A criticism of happiness

Don’t let the title of this piece fool you, it is not a criticism of criticism itself, but a reasoning for reasonable criticism.

Often in life we are faced with choices, sometimes we are forced to deal with the consequences of those choices. Some time ago, this nation decided, based upon a lie- something most bad choices are based upon -to no longer think critically about certain choices. The result of allowed a trickle has resulted in a steady stream and soon will bring down the whole dam. (I am going to attempt to speak as generally as possible because I want to attempt and address many issues at once because the same reasoning seems to apply to all of them.)

The truth has a cleansing effect: when situations are brought into the light of day, dealt with openly and honestly, reasonable people, I often hope there are an abundance of them, look at these issues and go in another direction. But I must define what I mean when I say “reasonable people”.

A reasonable person is most correctly defined as a resolutely compassionate person, they suffer in their considerations hoping to make a correct resolution. A reasonable person IS NOT a sentimental person, not hung on the nail of momentary emotions which change with the wind. So many people today are sentimental, they desire to feel good or to feel free, but in doing so they often end in places where they often feel worse than before or more enslaved than before, because they followed their feelings more than acute reason.

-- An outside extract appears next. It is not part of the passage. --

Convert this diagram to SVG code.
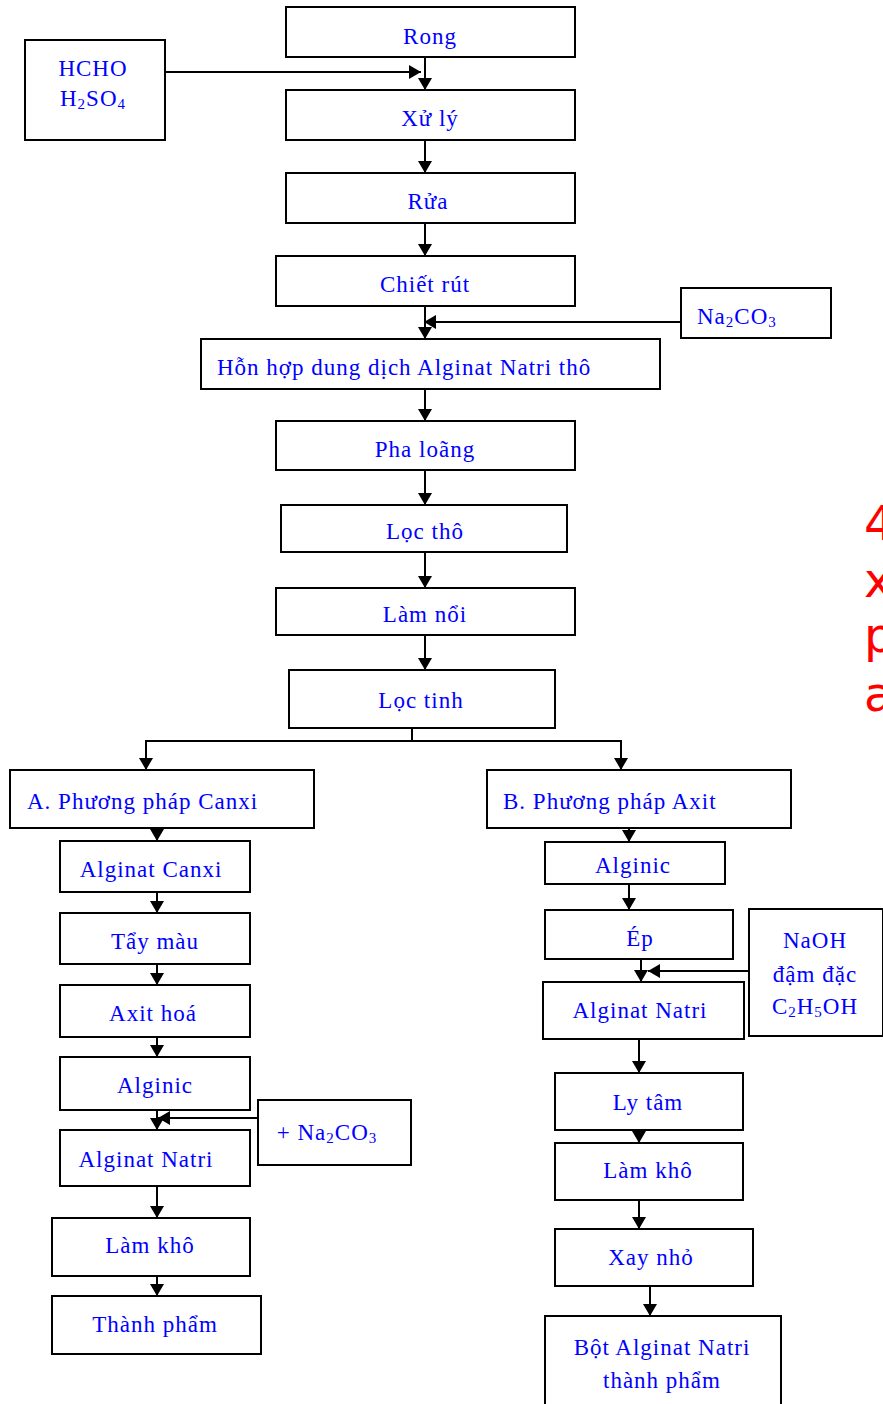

Often the appeal made by the sentimental to those who would rather be governed by wisdom is one of ease, “Wouldn’t it be easier if…” and they insert a predilection accompanied by emotional appeal such as happiness, to which they add, “isn’t that reasonable?” That makes a fatal assumption that “happiness” is somehow the end and whatever means to achieve it are justifiable in life. It fails to address the fact that such a thing is defined differently by every person, unless they reach some consensus, or have a different goal presented that drives them. Reasonable people search diligently for that objective and certain goal, and after finding it try desperately to convince others of it.